──────── EXERCISE INPUTS ────────

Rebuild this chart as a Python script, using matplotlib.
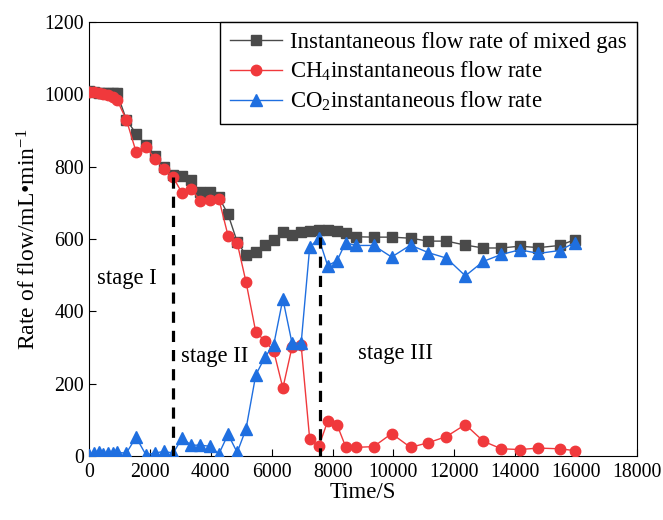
import matplotlib
matplotlib.use('Agg')
import matplotlib.pyplot as plt

plt.rcParams['font.family'] = 'Liberation Serif'
plt.rcParams['mathtext.fontset'] = 'custom'
plt.rcParams['mathtext.rm'] = 'Liberation Serif'
plt.rcParams['mathtext.it'] = 'Liberation Serif:italic'

# time of each sample, s
time_s = [0, 180, 330, 480, 630, 780, 930, 1230, 1550, 1870, 2170, 2460, 2770, 3060, 3360,
          3660, 3970, 4270, 4570, 4870, 5160, 5480, 5780, 6070, 6370, 6670, 6970, 7250,
          7550, 7840, 8150, 8430, 8760, 9350, 9940, 10560, 11150, 11740, 12360, 12950,
          13540, 14150, 14760, 15460, 15950]

mixed_gas = [1008, 1005, 1003, 1002, 1003, 1004, 1002, 930, 891, 860, 830, 800, 778, 775, 763,
             730, 730, 715, 668, 592, 555, 564, 583, 598, 618, 612, 618, 622,
             624, 624, 623, 617, 606, 605, 605, 602, 594, 594, 583, 575,
             575, 580, 576, 582, 598]

ch4 = [1007, 1005, 1002, 1000, 998, 993, 983, 930, 841, 855, 822, 793, 770, 727, 738,
       706, 708, 710, 609, 589, 481, 343, 318, 290, 188, 301, 306, 47,
       27, 96, 86, 26, 24, 26, 62, 24, 37, 54, 87, 41,
       20, 18, 22, 20, 15]

co2 = [2, 8, 10, 7, 9, 8, 10, 8, 52, 4, 8, 13, 8, 50, 30,
       30, 27, 6, 60, 10, 75, 224, 273, 308, 434, 312, 312, 577,
       602, 526, 540, 590, 582, 582, 550, 583, 562, 547, 498, 538,
       557, 570, 560, 568, 590]

# stage boundaries: (time, top of the dashed line)
stage_bounds = [(2770, 770), (7580, 605)]

fig = plt.figure(figsize=(6.63, 5.2), dpi=100)
ax = fig.add_axes([0.134, 0.123, 0.827, 0.835])

ax.plot(time_s, mixed_gas, color='#4a4a4a', lw=1.0, marker='s', ms=6.5,
        label='Instantaneous flow rate of mixed gas', zorder=3)
ax.plot(time_s, ch4, color='#f0393c', lw=1.0, marker='o', ms=7.5,
        label=r'CH$_\mathregular{4}$instantaneous flow rate', zorder=4)
ax.plot(time_s, co2, color='#1f6fe0', lw=1.0, marker='^', ms=8,
        label=r'CO$_\mathregular{2}$instantaneous flow rate', zorder=5)

for t, top in stage_bounds:
    ax.plot([t, t], [top, 0], color='black', lw=2.3, dashes=(3.5, 2.5), zorder=6)

ax.text(1250, 492, 'stage I', fontsize=16.3, ha='center', va='center')
ax.text(4120, 274, 'stage II', fontsize=16.3, ha='center', va='center')
ax.text(10080, 284, 'stage III', fontsize=16.3, ha='center', va='center')

ax.set_xlim(0, 18000)
ax.set_ylim(0, 1200)
ax.set_xticks(range(0, 18001, 2000))
ax.set_yticks(range(0, 1201, 200))
ax.tick_params(direction='in', labelsize=14.3, length=5)
ax.tick_params(axis='x', pad=5)
ax.set_xlabel('Time/S', fontsize=16.5, labelpad=0)
ax.set_ylabel(r'Rate of flow/mL•min$^\mathregular{-1}$', fontsize=17, labelpad=3)

leg = ax.legend(loc='upper right', fontsize=16.4, fancybox=False, edgecolor='black',
                framealpha=1, borderaxespad=0, handlelength=2.3, labelspacing=0.3,
                handletextpad=0.35, borderpad=0.45)
leg.get_frame().set_linewidth(1.0)

fig.savefig('out.png', dpi=100)
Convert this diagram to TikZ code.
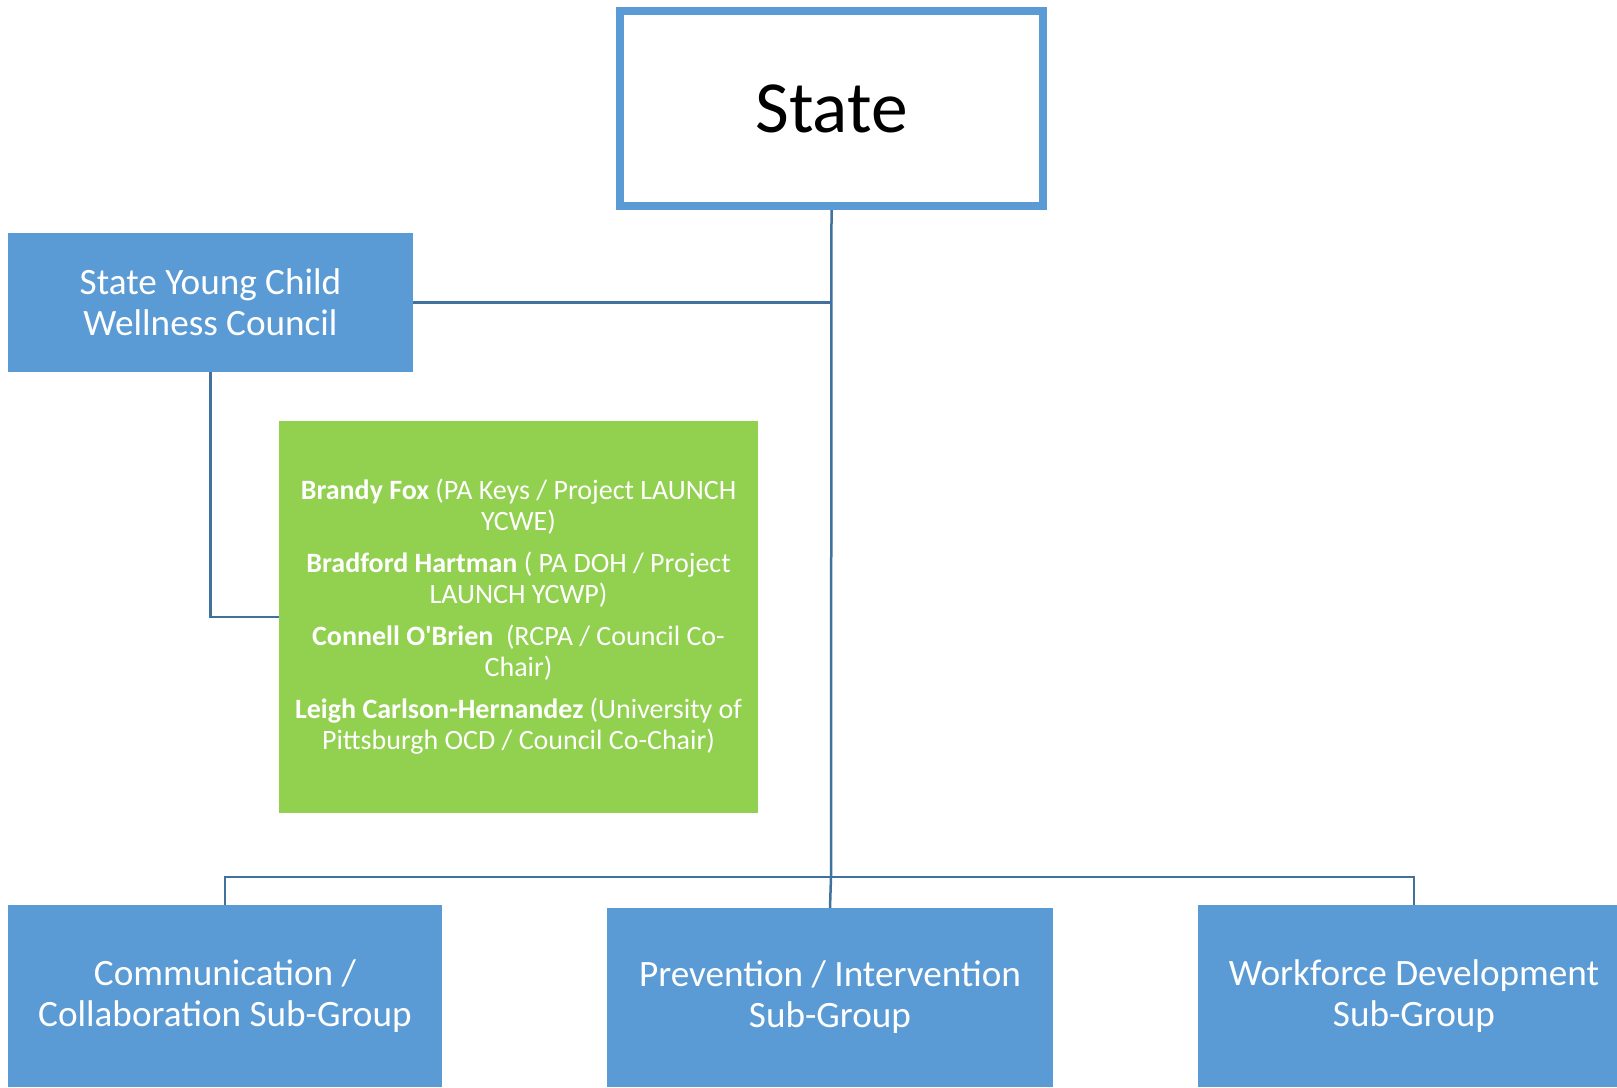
\documentclass[tikz,border=0pt]{standalone}
\usepackage{fontspec}
\setmainfont{Carlito}
\definecolor{boxblue}{HTML}{5B9BD5}
\definecolor{linkblue}{HTML}{41719C}
\definecolor{memgreen}{HTML}{92D050}
\tikzset{
  bluebox/.style={rectangle, fill=boxblue, inner sep=0pt, text=white, align=center,
    font=\fontsize{37.2}{41}\selectfont},
  link/.style={draw=linkblue, line width=2.5pt}
}
\begin{document}
\begin{tikzpicture}[x=1pt,y=-1pt]
\useasboundingbox (0,0) rectangle (1617,1087);
\node (state) [rectangle, draw=boxblue, line width=8pt, fill=white, inner sep=0pt,
  minimum width=423pt, minimum height=195pt, font=\fontsize{73.5}{80}\selectfont]
  at (831.5,108.5) {State};
\node (council) [bluebox, minimum width=405pt, minimum height=139pt]
  at (210.5,302.5) {State Young Child\\Wellness Council};
\node (members) [rectangle, fill=memgreen, inner sep=0pt, text=white, align=center,
  minimum width=479pt, minimum height=392pt, font=\fontsize{28}{31}\selectfont]
  at (518.5,617) {\textbf{Brandy Fox} (PA Keys / Project LAUNCH\\YCWE)\\[11pt]
  \textbf{Bradford Hartman} ( PA DOH / Project\\LAUNCH YCWP)\\[11pt]
  \textbf{Connell O\textquotesingle Brien}~ (RCPA / Council Co-\\Chair)\\[11pt]
  \textbf{Leigh Carlson-Hernandez} (University of\\Pittsburgh OCD / Council Co-Chair)};
\node (comm) [bluebox, minimum width=434pt, minimum height=182pt]
  at (225,996) {Communication /\\Collaboration Sub-Group};
\node (prev) [bluebox, minimum width=446pt, minimum height=179pt]
  at (830,997.5) {Prevention / Intervention\\Sub-Group};
\node (work) [bluebox, minimum width=432pt, minimum height=182pt]
  at (1414,996) {Workforce Development\\Sub-Group};
% connectors
\coordinate (bus) at (831,877);
\draw [link] (state.south) -- (bus);
\draw [link] (council.east) -- (council.east -| bus);
\draw [link] (council.south) |- (members.west);
\draw [link] (comm.north) |- (bus) -| (work.north);
\draw [link] (bus) -- (prev.north);
\end{tikzpicture}
\end{document}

────────

TASK OBJECTIVE:
Give again, word for word, every line from the top of the data through the line with "plt.rcParams['mathtext.it'] = 'Liberation", both ends included, and exclude the pictures.

EXERCISE RESPONSE:
Rebuild this chart as a Python script, using matplotlib.
import matplotlib
matplotlib.use('Agg')
import matplotlib.pyplot as plt

plt.rcParams['font.family'] = 'Liberation Serif'
plt.rcParams['mathtext.fontset'] = 'custom'
plt.rcParams['mathtext.rm'] = 'Liberation Serif'
plt.rcParams['mathtext.it'] = 'Liberation Serif:italic'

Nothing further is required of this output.